Many of the same major operators that support the open RAN movement (AT&T, China Mobile, etc.) are also supporting the ONF’s SD RAN project, imagining a vibrant marketplace of RAN control app providers to drive innovation, network efficiency, and cost reduction – and to help enable new use cases in the enterprise domain. In 2020, we’ve seen vendors such as Nokia, Samsung, and others responding to operators’ push for open RAN; the fact that ONF is working with Radisys, a widely influential RAN supplier, is another example of the wind in open RAN’s sails.

The ONF should expect to encounter some of the same hurdles as the open RAN movement, too.
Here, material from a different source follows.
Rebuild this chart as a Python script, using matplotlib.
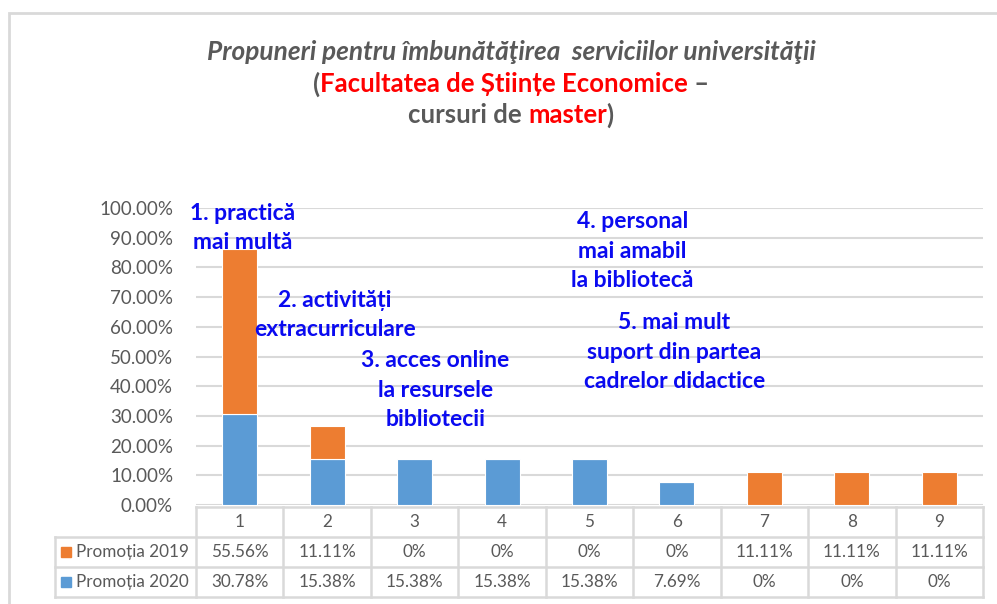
import matplotlib
matplotlib.use("Agg")
import matplotlib.pyplot as plt
from matplotlib.patches import Rectangle
from matplotlib.lines import Line2D

# data
categories = ["1", "2", "3", "4", "5", "6", "7", "8", "9"]
promotia_2019 = [55.56, 11.11, 0, 0, 0, 0, 11.11, 11.11, 11.11]
promotia_2020 = [30.78, 15.38, 15.38, 15.38, 15.38, 7.69, 0, 0, 0]
series_names = ["Promoția 2019", "Promoția 2020"]

notes = [
    "1. practică\nmai multă",
    "2. activități\nextracurriculare",
    "3. acces online\nla resursele\nbibliotecii",
    "4. personal\nmai amabil\nla bibliotecă",
    "5. mai mult\nsuport din partea\ncadrelor didactice",
]
# note anchors (category x, value y)
note_pos = [(0.03, 93.3), (1.09, 64.0), (2.24, 38.7), (4.49, 85.5), (4.97, 51.5)]

ORANGE = "#ED7D31"
BLUE = "#5B9BD5"
GREY = "#595959"
GRID = "#D9D9D9"
RED = "#FF0000"
NOTE_BLUE = "#0A0AF0"

plt.rcParams["font.family"] = ["Lato", "DejaVu Sans"]

W, H = 997, 604
fig = plt.figure(figsize=(W / 100, H / 100), dpi=100)

def fx(px):
    return px / W

def fy(py):
    return 1 - py / H

# outer chart border
fig.patches.append(Rectangle((fx(9), fy(700)), fx(1100), fy(13) - fy(700),
                             transform=fig.transFigure, fill=False,
                             edgecolor=GRID, linewidth=2))

left, right, top, bottom = 196, 983, 208, 505
ax = fig.add_axes([fx(left), fy(bottom), fx(right - left), fy(top) - fy(bottom)])
x = range(len(categories))
ax.bar(x, promotia_2020, width=0.4, color=BLUE, edgecolor="white", linewidth=0.8, zorder=3)
ax.bar(x, promotia_2019, width=0.4, bottom=promotia_2020, color=ORANGE,
       edgecolor="white", linewidth=0.8, zorder=3)
ax.set_xlim(-0.5, len(categories) - 0.5)
ax.set_ylim(0, 100)
ax.set_yticks(range(0, 101, 10))
ax.set_yticklabels([f"{v:.2f}%" for v in range(0, 101, 10)], color=GREY, fontsize=13.5)
ax.tick_params(axis="y", length=0, pad=16.5)
ax.set_xticks([])
ax.grid(axis="y", color=GRID, linewidth=1.5, zorder=0)
for s in ax.spines.values():
    s.set_visible(False)

for txt, (nx, ny) in zip(notes, note_pos):
    ax.text(nx, ny, txt, ha="center", va="center", color=NOTE_BLUE,
            fontsize=16.5, fontweight="bold", linespacing=1.5, zorder=4)

# data table under the axis
tab_left = 55
rows_y = [507, 537, 567, 597]
cell_w = (right - left) / len(categories)
lw = 1.8
fig.lines.append(Line2D([fx(left), fx(right)], [fy(rows_y[0])] * 2, color=GRID, lw=lw,
                        transform=fig.transFigure))
for ry in rows_y[1:]:
    fig.lines.append(Line2D([fx(tab_left), fx(right)], [fy(ry)] * 2, color=GRID, lw=lw,
                            transform=fig.transFigure))
fig.lines.append(Line2D([fx(tab_left)] * 2, [fy(rows_y[1]), fy(rows_y[3])], color=GRID,
                        lw=lw, transform=fig.transFigure))
for i in range(len(categories) + 1):
    xx = left + i * cell_w
    fig.lines.append(Line2D([fx(xx)] * 2, [fy(rows_y[0]), fy(rows_y[3])], color=GRID,
                            lw=lw, transform=fig.transFigure))

def fmt(v):
    return "0%" if v == 0 else f"{v:.2f}%"

fs_tab = 12.3
for i, c in enumerate(categories):
    cx = left + (i + 0.5) * cell_w
    fig.text(fx(cx), fy(522), c, ha="center", va="center", color=GREY, fontsize=fs_tab)
    fig.text(fx(cx), fy(552), fmt(promotia_2019[i]), ha="center", va="center",
             color=GREY, fontsize=fs_tab)
    fig.text(fx(cx), fy(582), fmt(promotia_2020[i]), ha="center", va="center",
             color=GREY, fontsize=fs_tab)

for name, col, ry in zip(series_names, [ORANGE, BLUE], [552, 582]):
    fig.patches.append(Rectangle((fx(61), fy(ry + 5)), fx(10), fy(ry - 5) - fy(ry + 5),
                                 transform=fig.transFigure, color=col))
    fig.text(fx(76), fy(ry), name, ha="left", va="center", color=GREY, fontsize=fs_tab)

# title with mixed colours
fs_title = 18.5
fig.text(fx(511), fy(52), "Propuneri pentru îmbunătăţirea  serviciilor universităţii",
         ha="center", va="center", color=GREY, fontsize=18.9, fontstyle="italic",
         fontweight="bold")

renderer = fig.canvas.get_renderer()

def colored_line(parts, cx, cy):
    texts = [fig.text(0, fy(cy), s, color=c, fontsize=fs_title, fontweight="bold",
                      ha="left", va="center") for s, c in parts]
    widths = [t.get_window_extent(renderer).width for t in texts]
    start = cx - sum(widths) / 2
    for t, w in zip(texts, widths):
        t.set_x(fx(start))
        start += w

colored_line([("(", GREY), ("Facultatea de Științe Economice", RED), (" –", GREY)], 511, 84)
colored_line([("cursuri de ", GREY), ("master", RED), (")", GREY)], 511, 115)

fig.savefig("out.png", dpi=100)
First, it should count on opposition from the entrenched major RAN vendors such as Ericsson and Huawei, since a RAN function app store represents a competitive threat to their traditional business. Although the ONF can proceed without those vendors, it won’t be easy, since they wield significant power – in their operator and component-maker relationships, their patent portfolios, and their influence over industry technology standards.

Second, some operators will prefer the simplicity of turnkey solutions from trusted suppliers over architectures that require them (or an integrator) to smoothly stitch together a patchwork of disparate network elements and functions and manage a larger array of supplier relationships. Operators will likely have concerns about whether such networks will be reliable, efficient, and secure – and whether their added complexity will add operational cost. To its credit, the ONF can say that it has heard these concerns before – when it brought open source to optical transport and packet switching – and proved skeptics wrong.